The inflow looks set to accelerate after the BOJ’s Oct. 31 surprise expansion of its monetary stimulus drove yields in Japan to the lowest since April 2013 and sent the yen to a six-year low versus the Korean won. The 2.33 percent average yield on Korean AA notes compares with 0.16 percent for similar-rated Japanese debt, and supply is limited as President Park Geun-hye curbs offerings by state-owned enterprises.

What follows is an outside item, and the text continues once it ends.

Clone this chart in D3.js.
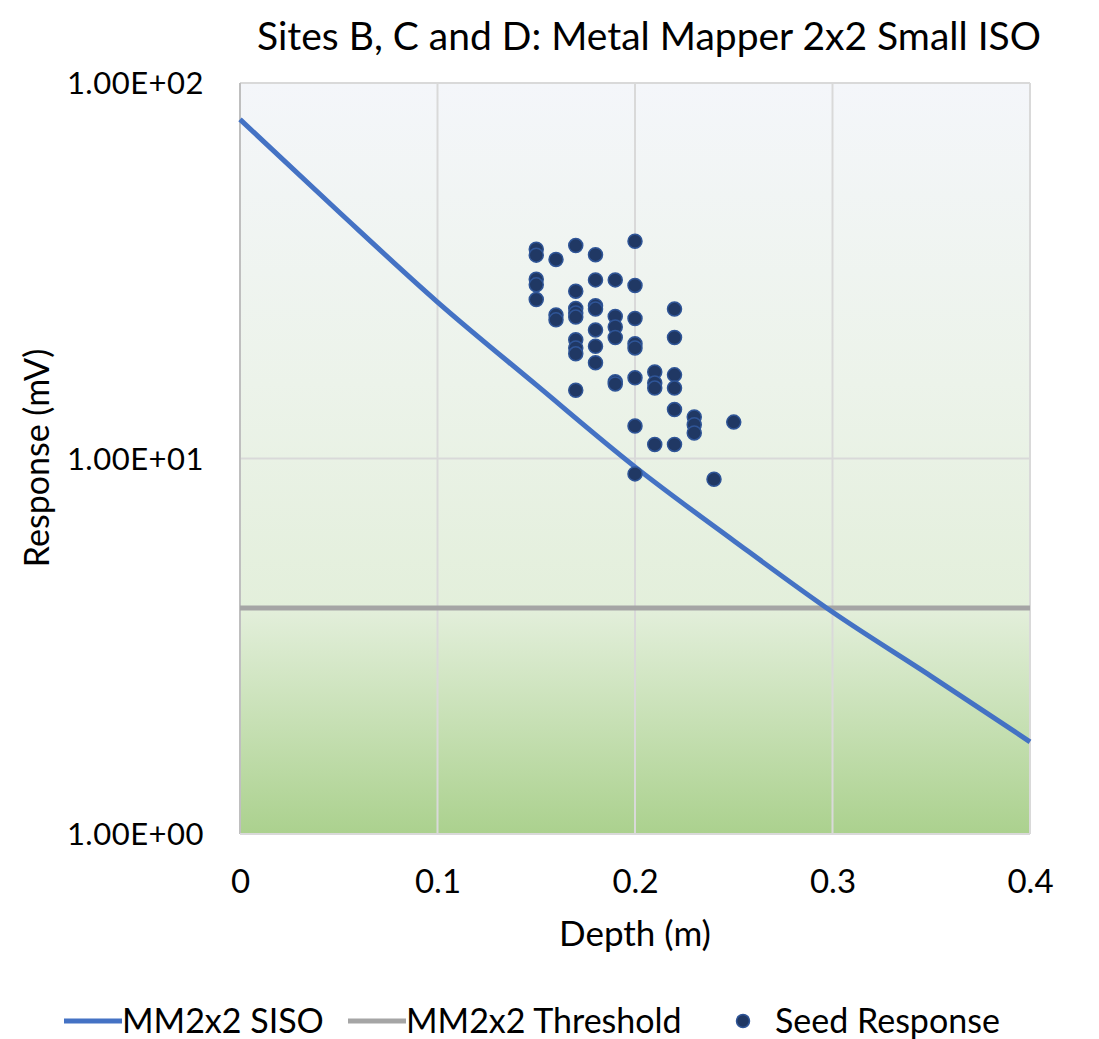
<!DOCTYPE html>
<html>
<head>
<meta charset="utf-8">
<script src="https://cdn.jsdelivr.net/npm/d3@7/dist/d3.min.js"></script>
<style>
  html, body { margin: 0; padding: 0; background: #fff; }
  svg text { font-family: Lato, "Open Sans", sans-serif; fill: #000; }
</style>
</head>
<body>
<svg id="chart" width="1099" height="1039"></svg>
<script>
// ---- data ----
const title = "Sites B, C and D: Metal Mapper 2x2 Small ISO";
const xTicks = [0, 0.1, 0.2, 0.3, 0.4];
const yTicks = [1, 10, 100];
const yTickLabels = ["1.00E+00", "1.00E+01", "1.00E+02"];

// MM2x2 SISO curve
const sisoDepth = [0, 0.05, 0.10, 0.15, 0.20, 0.25, 0.30, 0.35, 0.40];
const sisoResp  = [80, 45.4, 26.1, 15.7, 9.5, 6.04, 3.90, 2.63, 1.76];

// MM2x2 Threshold
const thresholdDepth = [0, 0.4];
const thresholdResp  = [4.0, 4.0];

// Seed Response points
const seedDepth = [
  0.15,0.15,0.15,0.15,0.15,
  0.16,0.16,0.16,
  0.17,0.17,0.17,0.17,0.17,0.17,0.17,0.17,0.17,
  0.18,0.18,0.18,0.18,0.18,0.18,0.18,
  0.19,0.19,0.19,0.19,0.19,0.19,
  0.20,0.20,0.20,0.20,0.20,0.20,0.20,0.20,
  0.21,0.21,0.21,0.21,
  0.22,0.22,0.22,0.22,0.22,0.22,
  0.23,0.23,0.23,
  0.24,
  0.25
];
const seedResp = [
  36.1,34.8,30.0,29.0,26.5,
  33.9,24.1,23.4,
  36.9,27.9,25.1,24.4,23.8,20.7,19.7,19.0,15.2,
  34.9,29.9,25.5,25.0,22.0,19.9,18.0,
  29.9,23.9,22.4,21.0,16.0,15.8,
  37.9,28.9,23.6,20.2,19.7,16.4,12.2,9.1,
  17.0,15.9,15.4,10.9,
  25.0,21.0,16.7,15.4,13.5,10.9,
  12.9,12.3,11.7,
  8.8,
  12.5
];

const legendItems = [
  {label: "MM2x2 SISO", type: "line", color: "#4472c4"},
  {label: "MM2x2 Threshold", type: "line", color: "#a5a5a5"},
  {label: "Seed Response", type: "dot", color: "#203864"}
];

// ---- chart ----
const svg = d3.select("#chart");
const L = 240, R = 1030, T = 83, B = 834;

const x = d3.scaleLinear().domain([0, 0.4]).range([L, R]);
const y = d3.scaleLog().domain([1, 100]).range([B, T]);

const defs = svg.append("defs");
const grad = defs.append("linearGradient").attr("id", "bg")
  .attr("x1", 0).attr("y1", 0).attr("x2", 0).attr("y2", 1);
grad.append("stop").attr("offset", "0%").attr("stop-color", "#f4f6fa");
grad.append("stop").attr("offset", "40%").attr("stop-color", "#ecf3ea");
grad.append("stop").attr("offset", "70%").attr("stop-color", "#e3efdb");
grad.append("stop").attr("offset", "100%").attr("stop-color", "#abd18e");

svg.append("rect").attr("x", L).attr("y", T).attr("width", R - L).attr("height", B - T)
  .attr("fill", "url(#bg)");

// gridlines
svg.append("g").selectAll("line").data(xTicks.slice(1)).join("line")
  .attr("x1", d => x(d)).attr("x2", d => x(d)).attr("y1", T).attr("y2", B)
  .attr("stroke", "#d9d9d9").attr("stroke-width", 2);
svg.append("g").selectAll("line").data(yTicks.slice(1)).join("line")
  .attr("x1", L).attr("x2", R).attr("y1", d => y(d)).attr("y2", d => y(d))
  .attr("stroke", "#d9d9d9").attr("stroke-width", 2);
// axes lines
svg.append("line").attr("x1", L).attr("x2", L).attr("y1", T).attr("y2", B)
  .attr("stroke", "#bfbfbf").attr("stroke-width", 2);
svg.append("line").attr("x1", L).attr("x2", R).attr("y1", B).attr("y2", B)
  .attr("stroke", "#d9d9d9").attr("stroke-width", 2);

// axes via d3
const xAxis = d3.axisBottom(x).tickValues(xTicks).tickSize(0).tickPadding(0)
  .tickFormat(d => d3.format("")(+d.toFixed(1)));
const gx = svg.append("g").attr("transform", `translate(0,${B})`).call(xAxis);
gx.select(".domain").remove();
gx.selectAll("text").attr("y", 59).attr("dy", 0).style("font-size", "33px")
  .style("font-family", "Lato, sans-serif").attr("fill", "#000");

const yAxis = d3.axisLeft(y).tickValues(yTicks).tickSize(0).tickPadding(0)
  .tickFormat((d, i) => yTickLabels[i]);
const gy = svg.append("g").attr("transform", `translate(${L},0)`).call(yAxis);
gy.select(".domain").remove();
gy.selectAll("text").attr("x", -36).attr("dy", "0.35em").style("font-size", "31px")
  .style("letter-spacing", "0.5px")
  .style("font-family", "Lato, sans-serif").attr("fill", "#000");

// threshold line
const line = d3.line().x(d => x(d[0])).y(d => y(d[1]));
svg.append("path").datum(d3.zip(thresholdDepth, thresholdResp))
  .attr("d", line).attr("fill", "none").attr("stroke", "#a5a5a5").attr("stroke-width", 5);

// SISO curve
const curve = d3.line().x(d => x(d[0])).y(d => y(d[1])).curve(d3.curveMonotoneX);
svg.append("path").datum(d3.zip(sisoDepth, sisoResp))
  .attr("d", curve).attr("fill", "none").attr("stroke", "#4472c4").attr("stroke-width", 5)
  .attr("stroke-linejoin", "round");

// seed points
svg.append("g").selectAll("circle").data(d3.zip(seedDepth, seedResp)).join("circle")
  .attr("cx", d => x(d[0])).attr("cy", d => y(d[1])).attr("r", 7)
  .attr("fill", "#203864").attr("stroke", "#2f5597").attr("stroke-width", 1.5);

// title
svg.append("text").attr("x", 649).attr("y", 50).attr("text-anchor", "middle")
  .style("font-size", "39px").text(title);

// axis titles
svg.append("text").attr("x", 635).attr("y", 946).attr("text-anchor", "middle")
  .style("font-size", "35px").text("Depth (m)");
svg.append("text").attr("transform", "translate(49,458) rotate(-90)")
  .attr("text-anchor", "middle").style("font-size", "34px").text("Response (mV)");

// legend
const legendX = [64, 348, 735];
const lg = svg.append("g");
legendItems.forEach((it, i) => {
  const g = lg.append("g").attr("transform", `translate(${legendX[i]},1021)`);
  if (it.type === "line") {
    g.append("line").attr("x1", 0).attr("x2", 58).attr("y1", 0).attr("y2", 0)
      .attr("stroke", it.color).attr("stroke-width", 5);
    g.append("text").attr("x", 58).attr("dy", "0.35em").style("font-size", "34px").text(it.label);
  } else {
    g.append("circle").attr("cx", 8).attr("cy", 0).attr("r", 6.5)
      .attr("fill", it.color).attr("stroke", "#2f5597").attr("stroke-width", 1.5);
    g.append("text").attr("x", 40).attr("dy", "0.35em").style("font-size", "34px").text(it.label);
  }
});
</script>
</body>
</html>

“Japanese investors’ funding costs might have been very low at home, which may enable them to buy Korean corporate bonds with a fair return,” said Kim Eun-gie, a credit analyst at NH Investment & Securities. “They prefer SOEs or high-quality, well-known names, whose domestic ratings are AA or above, such as Kepco’s affiliates, LG and Lotte Group.”

Korea South-East Power, rated AAA locally, also sold 110 billion won of five-year securities at 4 basis points over the sovereign on Oct. 30. The average yield premium for Korean three-year won bonds rated AA- fell to 28.9 basis points Oct. 30, the lowest since February 2007.

Korea Expressway, after ditching plans to sell offshore dollar bonds on Oct. 27, raised 170 billion won selling 20-year won-denominated securities on Oct. 30 at 2.956 percent. Similar-maturity government bonds yielded 2.87 percent on the day.

SK Telecom, Korea’s No. 1 mobile-phone operator whose local rating is AAA, raised 500 billion won on Oct. 28 selling five-, seven-, 10-year notes priced to yield 2.526 percent, 2.658 percent and 2.818 percent respectively, the company’s lowest borrowing costs yet for similar paper.

Japanese megabanks Mitsubishi UFJ Financial Group, Sumitomo Mitsui Financial Group and Mizuho Financial Group increased overseas loans an average 64 percent to 66 trillion yen ($574 billion) in June from March 2012, versus average growth of 14 percent in their combined loan books, according to Francis Chan, a Bloomberg Intelligence analyst.

“Japanese investors have been taking part in Korean corporate bond sales because they may offer better returns amid a weakening yen,” said Kim Sang-hun, a credit analyst at Shinhan Investment Corporation. “We expect the domestic corporate premium to be kept low next year considering there’s very little chance of credit events or increasing supply.”

Combined loans at all Japanese bank branches in Korea almost doubled to 17.9 trillion won in the four years through 2013, Financial Supervisory Service data show.